— start of Data section —
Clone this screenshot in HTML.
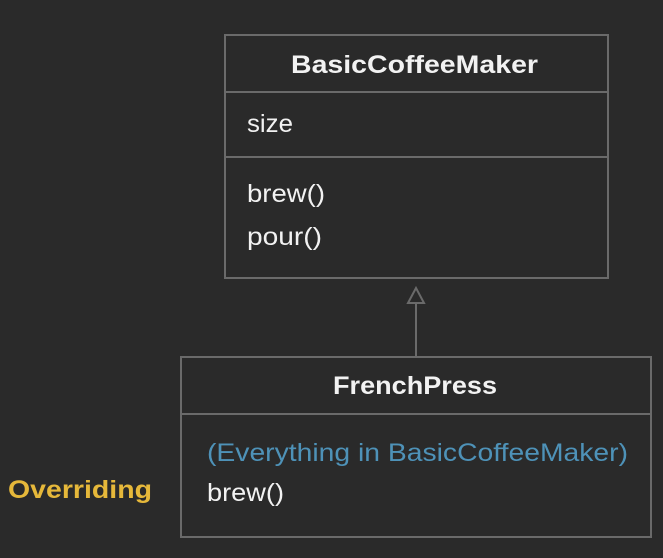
<!DOCTYPE html>
<html><head><style>html,body{margin:0;padding:0;background:#2a2a2a;}svg{display:block}</style></head>
<body>
<svg width="663" height="558" xmlns="http://www.w3.org/2000/svg" font-family="Liberation Sans, sans-serif">
<rect width="663" height="558" fill="#2a2a2a"/>
<g fill="none" stroke="#6a6a6a" stroke-width="2">
<rect x="225" y="35" width="383" height="243"/>
<line x1="225" y1="92" x2="608" y2="92"/>
<line x1="225" y1="157" x2="608" y2="157"/>
<rect x="181" y="357" width="470" height="180"/>
<line x1="181" y1="414" x2="651" y2="414"/>
<line x1="416" y1="303" x2="416" y2="357"/>
<polygon points="416,288 408,303 424,303"/>
</g>
<g fill="#f2f2f2" font-size="25">
<text x="291" y="73" font-weight="bold" textLength="247" lengthAdjust="spacingAndGlyphs">BasicCoffeeMaker</text>
<text x="247" y="132" textLength="46" lengthAdjust="spacingAndGlyphs">size</text>
<text x="247" y="202" textLength="78" lengthAdjust="spacingAndGlyphs">brew()</text>
<text x="247" y="245" textLength="75" lengthAdjust="spacingAndGlyphs">pour()</text>
<text x="333" y="394" font-weight="bold" textLength="164" lengthAdjust="spacingAndGlyphs">FrenchPress</text>
<text x="207" y="501" textLength="77" lengthAdjust="spacingAndGlyphs">brew()</text>
</g>
<text x="207" y="461" font-size="25" fill="#4e92b8" textLength="421" lengthAdjust="spacingAndGlyphs">(Everything in BasicCoffeeMaker)</text>
<text x="8" y="498" font-size="25" font-weight="bold" fill="#e6b83a" textLength="144" lengthAdjust="spacingAndGlyphs">Overriding</text>
</svg>
</body></html>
— end of Data section —
*Directive*
Take the listing and print it again exactly, but without any pictures.

*Complete answer*
Clone this screenshot in HTML.
<!DOCTYPE html>
<html><head><style>html,body{margin:0;padding:0;background:#2a2a2a;}svg{display:block}</style></head>
<body>
<svg width="663" height="558" xmlns="http://www.w3.org/2000/svg" font-family="Liberation Sans, sans-serif">
<rect width="663" height="558" fill="#2a2a2a"/>
<g fill="none" stroke="#6a6a6a" stroke-width="2">
<rect x="225" y="35" width="383" height="243"/>
<line x1="225" y1="92" x2="608" y2="92"/>
<line x1="225" y1="157" x2="608" y2="157"/>
<rect x="181" y="357" width="470" height="180"/>
<line x1="181" y1="414" x2="651" y2="414"/>
<line x1="416" y1="303" x2="416" y2="357"/>
<polygon points="416,288 408,303 424,303"/>
</g>
<g fill="#f2f2f2" font-size="25">
<text x="291" y="73" font-weight="bold" textLength="247" lengthAdjust="spacingAndGlyphs">BasicCoffeeMaker</text>
<text x="247" y="132" textLength="46" lengthAdjust="spacingAndGlyphs">size</text>
<text x="247" y="202" textLength="78" lengthAdjust="spacingAndGlyphs">brew()</text>
<text x="247" y="245" textLength="75" lengthAdjust="spacingAndGlyphs">pour()</text>
<text x="333" y="394" font-weight="bold" textLength="164" lengthAdjust="spacingAndGlyphs">FrenchPress</text>
<text x="207" y="501" textLength="77" lengthAdjust="spacingAndGlyphs">brew()</text>
</g>
<text x="207" y="461" font-size="25" fill="#4e92b8" textLength="421" lengthAdjust="spacingAndGlyphs">(Everything in BasicCoffeeMaker)</text>
<text x="8" y="498" font-size="25" font-weight="bold" fill="#e6b83a" textLength="144" lengthAdjust="spacingAndGlyphs">Overriding</text>
</svg>
</body></html>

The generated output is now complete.